Following violent disputes pertaining to China’s overextending of business into Vietnam waters, Vietnam has stopped its protests. China has evacuated 3,000 of its workers and citizens in order to protect them from harassment. Multiple reports of protestors vandalizing and attacking Chinese workers and China owned business have surfaced since the protests began. On Sunday, two chartered flights were arranged by China to bring nearly 300, mostly injured, workers from the hostile area. Two Chinese citizens were killed during the violence, and the highest volume of altercations was in the central coast province of Ha Tinh.
When the demonstrations in Vietnam took a dangerous turn last week, the country’s government made a strict vow to stop any continuation of the unruly protests. They have followed through on their vow, after several arrests were made -according to eyewitness accounts- of groups starting to organize demonstrations. Xinhua, the Chinese news source, stated that the country’s Ministry of Transport is planning on sending five ships to continue to evacuate those in danger. Following China’s introduction of a $1 billion oil rig into Vietnam’s EEZ (Economic Exclusive Zone), protests began and escalated quickly. Protestors attacked foreign factories and establishments, especially those owned by China. Eyewitness accounts detail rioting, looting, and burning of these establishments.
Vietnamese authorities originally tolerated the protests. However, once the instances of vandalism and injury were reported, the Vietnam government intervened immediately to stop any form of protest. Text messages were sent from the government to cell-phone users in the country urging that no one participate in the illegal protests that cause disorder and threaten public safety. Chinese government officials have been continuously urging the Vietnamese government to intervene against its citizens since the outcry first began. Vietnam officials obliged, following the arrests of hundreds of suspects. Vietnam’s Minister of Public Security, Tran Dai Quang, told reporters that the attacks are regrettable, and dozens of officers were injured trying to mitigate the ordeal. Van Cung, a retired army colonel who was participating in the revolt, stated that the intention of the protest was to support the government in chasing away the oil rig.
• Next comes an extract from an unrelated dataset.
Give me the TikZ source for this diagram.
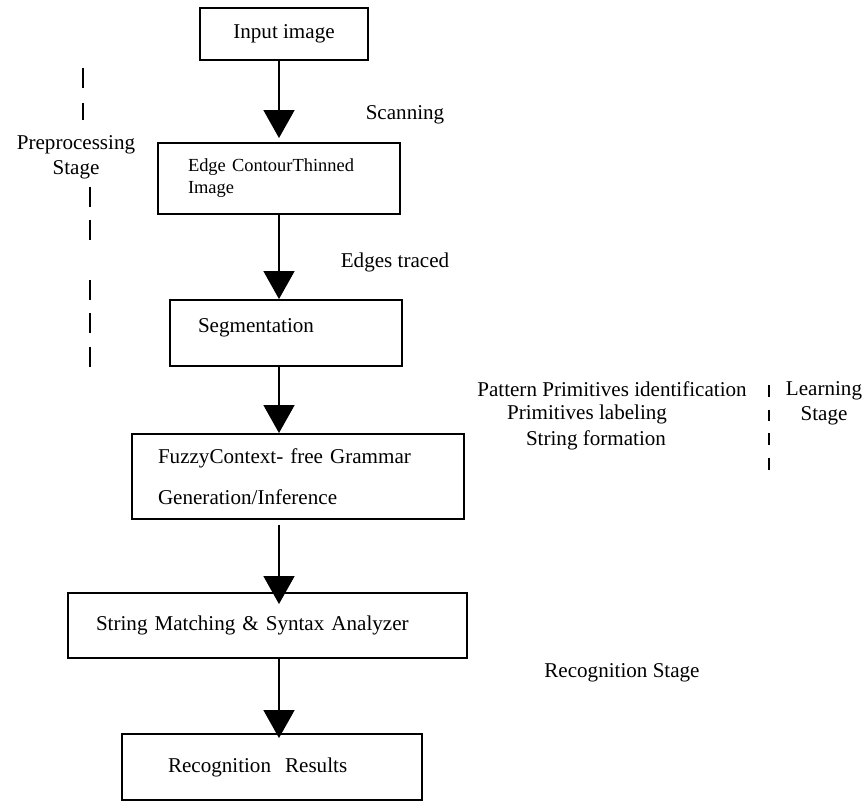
\documentclass[tikz,border=0pt]{standalone}
\usepackage{fontspec}
\setmainfont{Liberation Serif}
\usetikzlibrary{arrows.meta}
\newcommand{\unitpx}{0.02cm}
\tikzset{
  stagebox/.style={draw,line width=1.1pt,inner sep=0pt,font=\fontsize{12}{14}\selectfont},
  flow/.style={line width=0.95pt,-{Triangle[width=0.62cm,length=0.56cm]}},
  note/.style={inner sep=0pt,font=\fontsize{12}{14}\selectfont},
  bar/.style={line width=1.1pt}
}
\begin{document}
\begin{tikzpicture}[x=\unitpx,y=-\unitpx]
	\useasboundingbox (0,0) rectangle (867,802);
	\coordinate (spine) at (279,0);
	\node[stagebox,minimum width=168*\unitpx,minimum height=52*\unitpx] (input) at (284,34) {Input image};
	\node[stagebox,text width=182*\unitpx,inner xsep=30*\unitpx,minimum height=71*\unitpx,align=left,font=\fontsize{10.5}{12.5}\selectfont] (edge) at (279,178.5) {Edge ContourThinned\\Image};
	\node[stagebox,text width=176*\unitpx,inner xsep=28*\unitpx,minimum height=66*\unitpx,align=left] (seg) at (286,333) {Segmentation\\[-6pt]\mbox{}};
	\node[stagebox,text width=280*\unitpx,inner xsep=26*\unitpx,minimum height=85*\unitpx,align=left] (fuzzy) at (298,476.5) {FuzzyContext- free Grammar\\[9pt]Generation/Inference};
	\node[stagebox,text width=343*\unitpx,inner xsep=28*\unitpx,minimum height=65*\unitpx,align=left] (match) at (267.5,625.5) {String Matching \& Syntax Analyzer};
	\node[stagebox,text width=208*\unitpx,inner xsep=46*\unitpx,minimum height=66*\unitpx,align=left] (result) at (272,767) {Recognition~~Results};
	\draw[flow,shorten >=0.08cm] (input.south -| spine) -- (edge.north -| spine);
	\draw[flow] (edge.south -| spine) -- (seg.north -| spine);
	\draw[flow] (seg.south -| spine) -- (fuzzy.north -| spine);
	\draw[flow,shorten <=0.1cm,shorten >=-0.24cm] (fuzzy.south -| spine) -- (match.north -| spine);
	\draw[flow,shorten >=-0.1cm] (match.south -| spine) -- (result.north -| spine);
	\node[note] (scan) at (405,115) {Scanning};
	\node[note] (traced) at (395,262) {Edges traced};
	\node[note,align=center] (prep) at (76,157) {Preprocessing\\Stage};
	\node[note] (pat1) at (612,389) {Pattern Primitives identification};
	\node[note] (pat2) at (587,414) {Primitives labeling};
	\node[note] (pat3) at (596,440) {String formation};
	\node[note,align=center] (learn) at (824,403) {Learning\\Stage};
	\node[note] (recog) at (622,673) {Recognition Stage};
	\foreach \a/\b in {68/88,103/120} \draw[bar] (83,\a) -- (83,\b);
	\foreach \a/\b in {187/207,220/240,280/300,313/333,347/367} \draw[bar] (90,\a) -- (90,\b);
	\foreach \a/\b in {385/397,410/421,433/445,458/470} \draw[bar] (769,\a) -- (769,\b);
\end{tikzpicture}
\end{document}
The disputes are not only confined to land. Vietnam officials criticized China of behaving aggressively by sending military ships to the area surrounding the oil rig. Vietnam has issued the demand for the removal of the oil rig from disputed waters. An official from the Vietnamese Fisheries Surveillance Department told reporters that China had 119 ships protecting the rig, including: fishing boats, coast guard vessels, and warships. The official also reported that the Chinese ships were attempting to provoke Vietnamese vessels by firing water cannons and ramming them. China accused the Vietnamese vessels of similar actions, citing that they have been attempting to disrupt the drilling operations of their oil rig. Fang Fenghui, the chief of the Chinese People’s Liberation Army, stated that they are not trying to causing trouble, but they are not afraid of it. Analysts describe the aggressive actions taken by Vietnamese inhabitants as the product of years of frustration with “bullying” from China and its businesses. Trade between the two countries was valued at $50 billion in 2013.